New Jersey Gov. Jon Corzine has asked the state’s Deptartment of Transportation to prepare a report on the state’s bridges within the next 45 days detailing the ownership, rating, and condition of all bridges — including those operated by the state, counties, municipalities, and private entities — the inspection process, and how much it would cost to repair them.
Massachusetts’ Transportation Finance Commission released a report in March indicating that the commonwealth would need to spend $2.4 billion to bring roughly 500 bridges to a state of good repair. That figure does not include an additional $700 million to upgrade 10 “high cost bridges,” or bridges that require more than $20 million each in repairs.
In Illinois, Gov. Rod Blagojevich ordered state transportation officials and the Illinois Toll Highway Authority to conduct inspections of bridges with similar designs, those under construction, or ones that carry heavy traffic.
Oklahoma Department of Transportation has an eight-year program under way to replace or improve more than 800 bridges in the state, including several spans on interstate highways.

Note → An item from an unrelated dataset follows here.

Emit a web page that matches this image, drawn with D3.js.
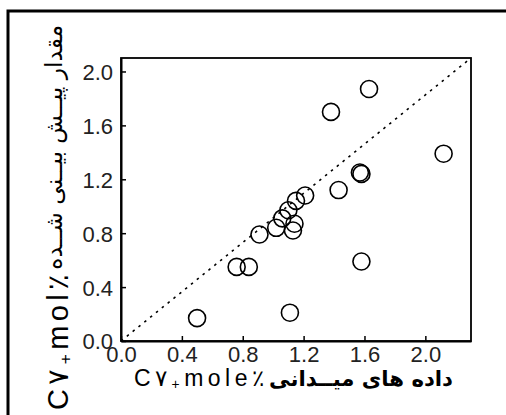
<!DOCTYPE html>
<html>
<head>
<meta charset="utf-8">
<script src="https://cdn.jsdelivr.net/npm/d3@7/dist/d3.min.js"></script>
<style>
  body { margin: 0; background: #fff; }
  svg { display: block; }
</style>
</head>
<body>
<div id="chart"></div>
<script>
// field data (x) vs predicted (y), C7+ mole %
var fieldValues = [0.50, 0.76, 0.84, 0.91, 1.02, 1.06, 1.10, 1.13, 1.14, 1.15, 1.21, 1.11, 1.38, 1.63, 2.12, 1.57, 1.58, 1.43, 1.58];
var predictedValues = [0.17, 0.55, 0.55, 0.79, 0.84, 0.91, 0.97, 0.82, 0.87, 1.04, 1.08, 0.21, 1.70, 1.87, 1.39, 1.25, 1.24, 1.12, 0.59];
var xTicks = [0.0, 0.4, 0.8, 1.2, 1.6, 2.0];
var yTicks = [0.0, 0.4, 0.8, 1.2, 1.6, 2.0];
var xDomain = [0, 2.3];
var yDomain = [0, 2.1];
var xTitleLatin = ["C۷", "+", "mole٪"];
var xTitleFarsi = "داده های میــدانی";
var yTitleLatin = ["C۷", "+", "mol٪"];
var yTitleFarsi = "مقدار پیــش بیــنی شــده";

var W = 506, H = 415;
var margin = { top: 58, right: 35, bottom: 74, left: 121 },
    width = W - margin.left - margin.right,
    height = H - margin.top - margin.bottom;

var svg = d3.select('#chart').append('svg').attr('width', W).attr('height', H);

// outer frame (only left / top visible)
svg.append('rect').attr('x', 8).attr('y', 11).attr('width', 600).attr('height', 600)
  .attr('fill', 'none').attr('stroke', '#000').attr('stroke-width', 3);

var g = svg.append('g').attr('transform', 'translate(' + margin.left + ',' + margin.top + ')');

var scaleX = d3.scaleLinear().domain(xDomain).range([0, width]);
var scaleY = d3.scaleLinear().domain(yDomain).range([height, 0]);

// box
g.append('rect').attr('width', width).attr('height', height)
  .attr('fill', 'none').attr('stroke', '#000').attr('stroke-width', 1.8);

var fmt = d3.format('.1f');
var axX = g.append('g').attr('transform', 'translate(0,' + height + ')')
  .call(d3.axisBottom(scaleX).tickValues(xTicks).tickFormat(fmt).tickSizeInner(-5).tickSizeOuter(0).tickPadding(5));
var axY = g.append('g')
  .call(d3.axisLeft(scaleY).tickValues(yTicks).tickFormat(fmt).tickSizeInner(-5).tickSizeOuter(0).tickPadding(8));

[axX, axY].forEach(function (ax) {
  ax.select('.domain').attr('stroke-width', 2);
  ax.selectAll('.tick line').attr('stroke-width', 1.5);
  ax.selectAll('.tick text').attr('font-family', '"Liberation Sans", Arial, sans-serif')
    .attr('font-size', 22).attr('fill', '#222');
});
axY.selectAll('.tick text').attr('dy', '0.36em');

// 1:1 line (corner to corner)
g.append('line')
  .attr('x1', scaleX(xDomain[0])).attr('y1', scaleY(yDomain[0]))
  .attr('x2', scaleX(xDomain[1])).attr('y2', scaleY(yDomain[1]))
  .attr('stroke', '#000').attr('stroke-width', 1.6).attr('stroke-dasharray', '2.5,5');

// points
var points = fieldValues.map(function (v, i) { return { x: v, y: predictedValues[i] }; });
g.selectAll('circle.pt').data(points).enter().append('circle')
  .attr('class', 'pt')
  .attr('cx', function (d) { return scaleX(d.x); })
  .attr('cy', function (d) { return scaleY(d.y); })
  .attr('r', 8.5)
  .attr('fill', 'none').attr('stroke', '#000').attr('stroke-width', 1.6);

// latin part: C7 + subscript-ish plus + rest
var latinTitle = function (sel, parts, size, len) {
  sel.attr('font-family', '"Liberation Sans", Arial, sans-serif').attr('font-size', size)
    .attr('textLength', len).attr('lengthAdjust', 'spacing');
  sel.append('tspan').text(parts[0]);
  sel.append('tspan').attr('font-size', size * 0.6).attr('dy', size * 0.12).text(parts[1]);
  sel.append('tspan').attr('dy', -size * 0.12).text(parts[2]);
};
// farsi part: shrink font to fit, no spacing tricks (keeps letters joined)
var fitText = function (sel, size, len) {
  sel.attr('font-size', size);
  var l = sel.node().getComputedTextLength();
  sel.attr('font-size', size * len / l);
};

// x title
latinTitle(svg.append('text').attr('x', 134).attr('y', 386), xTitleLatin, 23, 130);
fitText(svg.append('text').attr('x', 453).attr('y', 386).attr('text-anchor', 'end')
  .attr('font-family', '"DejaVu Sans", sans-serif').attr('font-weight', 'bold')
  .text(xTitleFarsi), 20, 184);

// y title
latinTitle(svg.append('text').attr('transform', 'translate(68,410) rotate(-90)'), yTitleLatin, 29, 136);
fitText(svg.append('text').attr('transform', 'translate(62,25) rotate(-90)').attr('text-anchor', 'end')
  .attr('font-family', '"DejaVu Sans", sans-serif')
  .text(yTitleFarsi), 19, 245);
</script>
</body>
</html>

The 2006 Legislature appropriated $125 million for bridge replacement programs, with $100 million to the state highway system and $25 million allocated for bridges on county roads.
Missouri, too, announced the inspection of 11 bridges with somewhat similar truss designs among the 10,000 bridges in the state highway system. Of the state’s bridges, more than 1,600 are considered structurally deficient, another 1,200 are considered functionally obsolete because of their design.

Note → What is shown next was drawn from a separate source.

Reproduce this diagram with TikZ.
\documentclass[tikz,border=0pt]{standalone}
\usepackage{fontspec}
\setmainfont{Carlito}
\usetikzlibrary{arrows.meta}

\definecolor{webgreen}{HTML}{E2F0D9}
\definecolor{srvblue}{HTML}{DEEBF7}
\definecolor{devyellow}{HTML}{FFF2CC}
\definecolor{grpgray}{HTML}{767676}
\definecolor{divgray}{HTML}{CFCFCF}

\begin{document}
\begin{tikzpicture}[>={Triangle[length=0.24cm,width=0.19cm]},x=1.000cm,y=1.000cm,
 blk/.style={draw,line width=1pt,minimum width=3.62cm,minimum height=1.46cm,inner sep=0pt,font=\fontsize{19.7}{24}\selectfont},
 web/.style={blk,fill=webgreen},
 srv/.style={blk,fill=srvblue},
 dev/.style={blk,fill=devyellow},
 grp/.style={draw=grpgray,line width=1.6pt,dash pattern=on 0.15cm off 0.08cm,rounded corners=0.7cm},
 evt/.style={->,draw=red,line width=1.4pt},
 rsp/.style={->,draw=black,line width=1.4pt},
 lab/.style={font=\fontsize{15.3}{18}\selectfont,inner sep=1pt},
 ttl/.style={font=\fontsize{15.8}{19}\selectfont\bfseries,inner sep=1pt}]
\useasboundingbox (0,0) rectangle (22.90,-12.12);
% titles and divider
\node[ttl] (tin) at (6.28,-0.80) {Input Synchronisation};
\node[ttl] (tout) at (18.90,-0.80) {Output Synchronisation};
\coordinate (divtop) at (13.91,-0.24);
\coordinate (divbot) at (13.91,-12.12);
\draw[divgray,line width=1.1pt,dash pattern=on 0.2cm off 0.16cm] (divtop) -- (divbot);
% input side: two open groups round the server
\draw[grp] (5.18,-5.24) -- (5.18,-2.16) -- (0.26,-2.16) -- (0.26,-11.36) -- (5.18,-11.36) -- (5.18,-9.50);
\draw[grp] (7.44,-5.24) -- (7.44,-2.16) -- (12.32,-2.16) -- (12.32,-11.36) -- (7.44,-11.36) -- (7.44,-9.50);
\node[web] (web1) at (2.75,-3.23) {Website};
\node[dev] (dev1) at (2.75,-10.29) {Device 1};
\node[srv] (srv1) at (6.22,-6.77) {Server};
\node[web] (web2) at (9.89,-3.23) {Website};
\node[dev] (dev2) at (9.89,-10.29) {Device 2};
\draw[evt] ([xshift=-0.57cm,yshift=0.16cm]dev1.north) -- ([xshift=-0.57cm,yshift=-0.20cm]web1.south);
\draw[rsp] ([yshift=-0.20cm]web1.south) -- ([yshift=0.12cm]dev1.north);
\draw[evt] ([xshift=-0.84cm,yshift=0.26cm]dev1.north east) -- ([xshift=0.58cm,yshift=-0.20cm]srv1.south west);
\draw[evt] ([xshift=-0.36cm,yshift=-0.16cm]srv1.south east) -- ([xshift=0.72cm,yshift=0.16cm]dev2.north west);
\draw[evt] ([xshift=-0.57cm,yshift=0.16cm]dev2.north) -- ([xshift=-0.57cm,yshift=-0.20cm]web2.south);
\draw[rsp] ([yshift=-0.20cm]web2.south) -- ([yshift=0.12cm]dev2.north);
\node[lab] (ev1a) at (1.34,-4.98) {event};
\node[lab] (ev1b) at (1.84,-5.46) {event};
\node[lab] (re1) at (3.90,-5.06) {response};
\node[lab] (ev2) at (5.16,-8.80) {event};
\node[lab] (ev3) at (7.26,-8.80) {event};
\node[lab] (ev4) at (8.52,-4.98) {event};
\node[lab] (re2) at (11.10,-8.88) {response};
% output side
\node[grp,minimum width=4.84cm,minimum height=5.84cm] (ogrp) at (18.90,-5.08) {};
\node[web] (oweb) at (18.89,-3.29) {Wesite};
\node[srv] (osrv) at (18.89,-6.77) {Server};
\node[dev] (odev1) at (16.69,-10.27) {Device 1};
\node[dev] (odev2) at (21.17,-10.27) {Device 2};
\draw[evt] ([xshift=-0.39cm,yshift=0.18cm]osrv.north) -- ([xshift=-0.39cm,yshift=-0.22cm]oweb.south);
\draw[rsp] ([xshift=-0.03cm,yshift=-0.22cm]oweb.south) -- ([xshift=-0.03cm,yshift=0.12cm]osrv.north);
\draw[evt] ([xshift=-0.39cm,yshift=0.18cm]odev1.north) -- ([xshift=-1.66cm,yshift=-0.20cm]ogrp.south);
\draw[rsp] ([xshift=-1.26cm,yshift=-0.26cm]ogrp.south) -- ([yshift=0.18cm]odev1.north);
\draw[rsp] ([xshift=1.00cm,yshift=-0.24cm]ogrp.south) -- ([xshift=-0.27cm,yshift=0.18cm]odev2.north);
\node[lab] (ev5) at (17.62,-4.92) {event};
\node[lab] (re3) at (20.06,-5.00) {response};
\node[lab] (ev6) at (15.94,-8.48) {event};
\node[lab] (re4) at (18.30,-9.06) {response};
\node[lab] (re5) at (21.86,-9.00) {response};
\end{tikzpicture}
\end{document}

In Arkansas, a 2006 study that was updated last February the Arkansas State Highway and Transportation Department said of the state’s 7,120 highway bridges in the state, a total of 1,257 were in need of repair, rehabilitation, or replacement. Of those, 297 were considered structurally deficient and 960 were functionally obsolete. Total cost of the bridge replacement work is estimated at $1.6 billion. Last March, Gov. Mike Beebe signed a bill that calls for a statewide vote in November 2008 on authorization for up to $575 million of federal highway grant anticipation and tax revenue bonds to be issued by the Arkansas Highway Commission for various transportation projects.
Rhode Island Gov. Donald L. Carcieri said the state was largely up to date with its bridge inspections. The governor had hoped to use $60 million of tobacco funds to finance road and bridge projects and leverage federal funds but the General Assembly rejected the proposal.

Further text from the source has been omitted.